[imgcontainer right] [img:barbour+haley+09-06-25.jpg] [source]Douglas Burns[/source] Haley Barbour was in Iowa late in the week to talk to his fellow Republicans. He says he’s not running for President. [/imgcontainer]

The newly-named chairman of the Republican Governors Association pitched a message of inclusion to a crowd of party activists at a major summer event in Des Moines Thursday night, one of many preludes to the presidential campaign of 2012.

Mississippi Gov. Haley Barbour, a former national party chairman and a key architect of electoral successes by the party nationally in the 1990s, urged Republicans to equally disdain the “liberal media elite” and “purists” in their own party who would run out members with different views on issues like abortion.

“There are tens of millions of pro-choice Republicans who are just as good as Republicans as I am,” Barbour told the audience at Hoyt Sherman Place. (Barbour is pro-life.) Barbour keynoted the Iowa GOP’s “Night of the Rising Stars” — an event in which several Iowa Republican legislators who were spotlighted focused heavily on their opposition to abortion. About 1,000 people attended the fundraiser.

Barbour said politics is about addition and multiplication, and that those with differing views on abortion in his party needed to work together. “Don’t think that’s giving up your principles,” Barbour said.

Barbour said Republicans have to reach out to independents or Democrats in Iowa to have a fighting chance. According to the Associated Press, voter registration in Iowa as of June 1 showed 684,443 registered Democrats, compared with 577,645 Republicans. Iowans who registered without a party preference outnumbered both groups, with 694,397 people.

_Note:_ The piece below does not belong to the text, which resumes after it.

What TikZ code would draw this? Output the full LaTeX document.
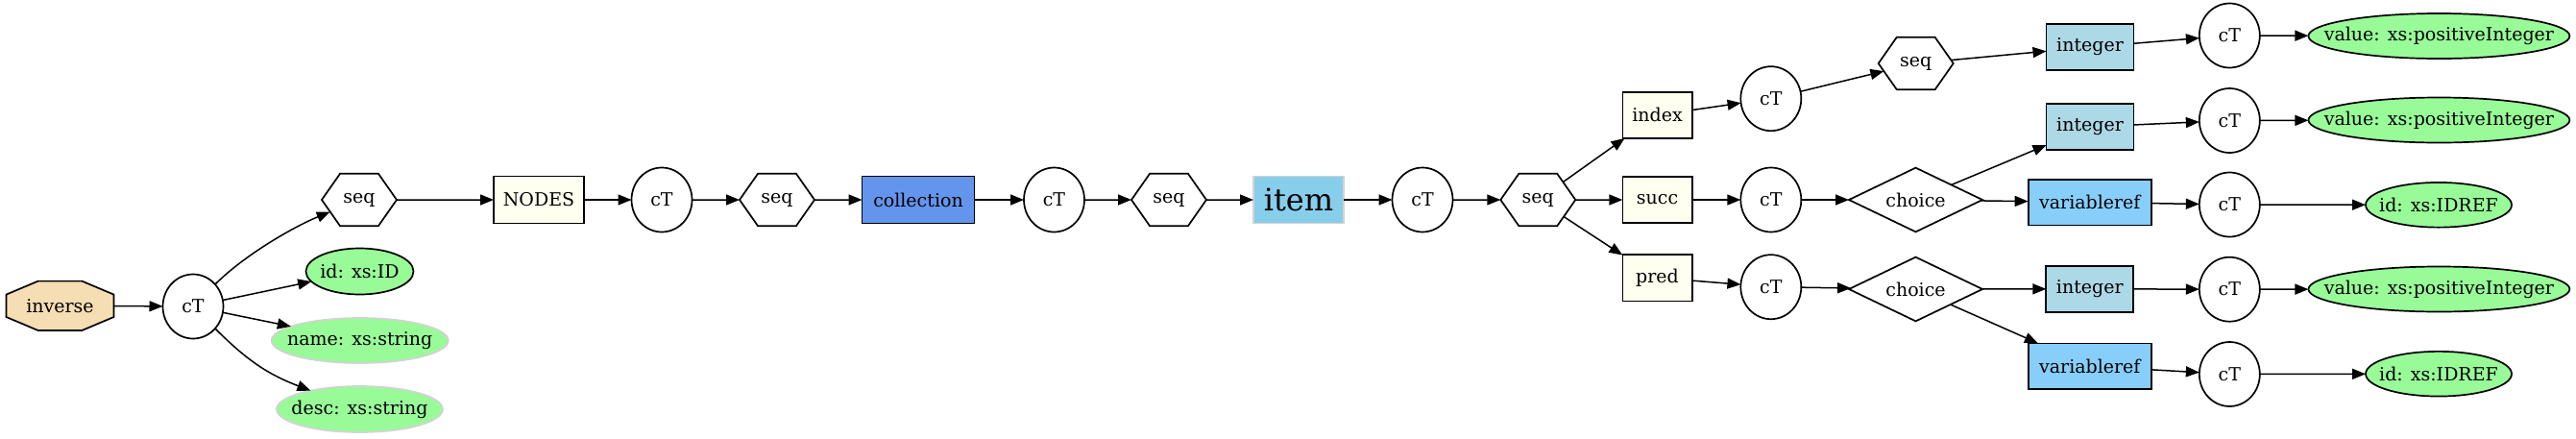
\documentclass[tikz,border=0pt]{standalone}
\usepackage{fontspec}
\setmainfont{DejaVu Serif}
\usetikzlibrary{arrows.meta,shapes.geometric,shapes.symbols}
\definecolor{cwheat}{HTML}{F5DEB3}
\definecolor{cpalegreen}{HTML}{98FB98}
\definecolor{civory}{HTML}{FFFFF0}
\definecolor{ccornflower}{HTML}{6495ED}
\definecolor{cskyblue}{HTML}{87CEEB}
\definecolor{clightblue}{HTML}{ADD8E6}
\definecolor{clightskyblue}{HTML}{87CEFA}
\definecolor{clightgray}{HTML}{D3D3D3}
\newcommand\mklbl[1]{\makebox[0pt]{#1}}
\begin{document}
\begin{tikzpicture}[x=1pt,y=-1pt,
  base/.style={draw=black, line width=1.7pt, inner sep=0pt, outer sep=0pt, font=\fontsize{19}{22}\selectfont},
  ctnode/.style={base, ellipse, fill=white, minimum width=63pt, minimum height=67pt},
  seqnode/.style={base, signal, signal to=east and west, signal pointer angle=110, fill=white, minimum width=78pt, minimum height=54.6pt},
  choicenode/.style={base, diamond, shape aspect=2, fill=white, minimum width=139pt, minimum height=66.7pt},
  box/.style={base, rectangle},
  ivorybox/.style={box, fill=civory, minimum width=72.3pt, minimum height=48.3pt},
  intbox/.style={box, fill=clightblue, minimum width=91pt, minimum height=48pt},
  vrbox/.style={box, fill=clightskyblue, minimum width=128.3pt, minimum height=47.7pt},
  attr/.style={base, ellipse, fill=cpalegreen},
  valattr/.style={attr, minimum width=272pt, minimum height=47pt},
  idrattr/.style={attr, minimum width=152pt, minimum height=46.7pt},
  edge/.style={draw=black, line width=1.5pt, -{Triangle[length=14pt,width=11pt]}},
]
\fill[white] (0,0) rectangle (2682,456);
\useasboundingbox (0,0) rectangle (2682,456);

% inverse octagon
\filldraw[fill=cwheat, draw=black, line width=1.7pt] (62.5,318.3) ++(-22.8,-25.7) -- ++(45.6,0) -- ++(33.2,14) -- ++(0,23.4) -- ++(-33.2,14) -- ++(-45.6,0) -- ++(-33.2,-14) -- ++(0,-23.4) -- cycle;
\node[base, draw=none, rectangle, minimum width=112pt, minimum height=51pt] (inv) at (62.5,318.3) {inverse};

\node[ctnode] (ct1) at (201,319) {cT};
\node[seqnode] (seq1) at (374,208) {seq};
\node[attr, minimum width=112pt, minimum height=48pt] (idid) at (374.5,282.5) {\mklbl{id: xs:ID}};
\node[attr, draw=clightgray, minimum width=184pt, minimum height=47pt] (name) at (374.7,354.5) {\mklbl{name: xs:string}};
\node[attr, draw=clightgray, minimum width=173pt, minimum height=48pt] (desc) at (374.5,426) {\mklbl{desc: xs:string}};
\node[box, fill=civory, minimum width=94pt, minimum height=49pt] (nodes) at (561,208) {NODES};
\node[ctnode] (ct2) at (689,208) {cT};
\node[seqnode] (seq2) at (809,208) {seq};
\node[box, fill=ccornflower, minimum width=117pt, minimum height=49pt] (coll) at (956,208) {collection};
\node[ctnode] (ct3) at (1097.5,208) {cT};
\node[seqnode] (seq3) at (1217,208) {seq};
\node[box, fill=cskyblue, draw=clightgray, minimum width=94pt, minimum height=49pt, font=\fontsize{32}{36}\selectfont] (item) at (1352,208) {item};
\node[ctnode] (ct4) at (1481,208) {cT};
\node[seqnode] (seq4) at (1601.3,208) {seq};

\node[ivorybox] (index) at (1725.5,119.8) {index};
\node[ivorybox] (succ) at (1725.5,208) {succ};
\node[ivorybox] (pred) at (1725.5,289.2) {pred};

\node[ctnode] (ct5) at (1843.8,102.7) {cT};
\node[seqnode] (seq5) at (1994.7,66) {seq};
\node[intbox] (int1) at (2176,49) {integer};
\node[ctnode] (ct6) at (2321.3,37) {cT};
\node[valattr] (val1) at (2539.4,37.5) {\mklbl{value: xs:positiveInteger}};

\node[ctnode] (ct7) at (1843.8,208) {cT};
\node[choicenode] (ch1) at (1994.5,208) {choice};
\node[intbox] (int2) at (2176,132) {integer};
\node[ctnode] (ct8) at (2321.3,125.5) {cT};
\node[valattr] (val2) at (2539.4,125) {\mklbl{value: xs:positiveInteger}};
\node[vrbox] (vr1) at (2175.8,210.5) {variableref};
\node[ctnode] (ct9) at (2321.3,213) {cT};
\node[idrattr] (idr1) at (2539,213.3) {\mklbl{id: xs:IDREF}};

\node[ctnode] (ct10) at (1843.8,298.7) {cT};
\node[choicenode] (ch2) at (1994.5,301) {choice};
\node[intbox] (int3) at (2175.8,300.8) {integer};
\node[ctnode] (ct11) at (2321.3,301.2) {cT};
\node[valattr] (val3) at (2539.4,301) {\mklbl{value: xs:positiveInteger}};
\node[vrbox] (vr2) at (2175.8,381.2) {variableref};
\node[ctnode] (ct12) at (2321.3,389.5) {cT};
\node[idrattr] (idr2) at (2539,389.2) {\mklbl{id: xs:IDREF}};

% edges
\draw[edge] (inv) -- (ct1);
\draw[edge] (ct1) .. controls (255,265) and (306,236) .. (seq1);
\draw[edge] (ct1) -- (idid);
\draw[edge] (ct1) -- (name);
\draw[edge] (ct1) .. controls (255,373) and (277,389) .. (desc);
\draw[edge] (seq1) -- (nodes);
\draw[edge] (nodes) -- (ct2);
\draw[edge] (ct2) -- (seq2);
\draw[edge] (seq2) -- (coll);
\draw[edge] (coll) -- (ct3);
\draw[edge] (ct3) -- (seq3);
\draw[edge] (seq3) -- (item);
\draw[edge] (item) -- (ct4);
\draw[edge] (ct4) -- (seq4);
\draw[edge] (seq4) -- (index);
\draw[edge] (seq4) -- (succ);
\draw[edge] (seq4) -- (pred);
\draw[edge] (index) -- (ct5);
\draw[edge] (ct5) -- (seq5);
\draw[edge] (seq5) -- (int1);
\draw[edge] (int1) -- (ct6);
\draw[edge] (ct6) -- (val1);
\draw[edge] (succ) -- (ct7);
\draw[edge] (ct7) -- (ch1);
\draw[edge] (ch1) -- (int2);
\draw[edge] (int2) -- (ct8);
\draw[edge] (ct8) -- (val2);
\draw[edge] (ch1) -- (vr1);
\draw[edge] (vr1) -- (ct9);
\draw[edge] (ct9) -- (idr1);
\draw[edge] (pred) -- (ct10);
\draw[edge] (ct10) -- (ch2);
\draw[edge] (ch2) -- (int3);
\draw[edge] (int3) -- (ct11);
\draw[edge] (ct11) -- (val3);
\draw[edge] (ch2) -- (vr2);
\draw[edge] (vr2) -- (ct12);
\draw[edge] (ct12) -- (idr2);
\end{tikzpicture}
\end{document}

The big-tent abortion comments were met largely with silence. State Rep. Rod Roberts, R-Carroll, said after the event that he could not think of one Republican legislator in Iowa he would consider pro-choice — although he said many politicians have “shadings” on the issue.

Barbour — who said he was in Iowa on a party rebuilding mission, not to test the presidential waters for 2012 — said the Republican Governors Association views Iowa as a prime opportunity next year. “I am more and more encouraged about our chances here,” Barbour said.

He said Republicans in Iowa and nationally can rely on the policies of Democratic President Barack Obama for fund-raising purposes. “This is the most far-left presidential administration with the most far-left House of Representatives,” Barbour said.

Barbour said a “cap and trade” plan now under consideration in Congress to reduce greenhouse gas emissions would amount to major tax on the American people as the costs for utilities switching energy production portfolios quickly would be passed on to ratepayers. He said such a plan, if passed, would be at odds with Obama’s campaign pledge not to raise taxes on those families who make less than $250,000 annually. 

“I did not know that everybody who had a lightswitch at their house made more than $250,000,” Barbour said.

The Obama administration says new energy technologies will provide a major boost to the economy, creating new, higher-paying jobs while improving the environment. Earlier, at a news conference, Barbour said he didn’t believe South Carolina Gov. Mark Sanford should resign in the wake of an extramarital affair with a woman in Argentina.

“I just don’t think he should,” Barbour said, when pressed. “He’s been a good governor for the state.” Added Barbour: “I just don’t see it as a hanging offense.”

Barbour did get a laugh out of the scandal in his speech when he introduced himself as chairman of the GOP governors association. “Yesterday morning I was vice chairman,” said Barbour who replaced Sanford in the top slot.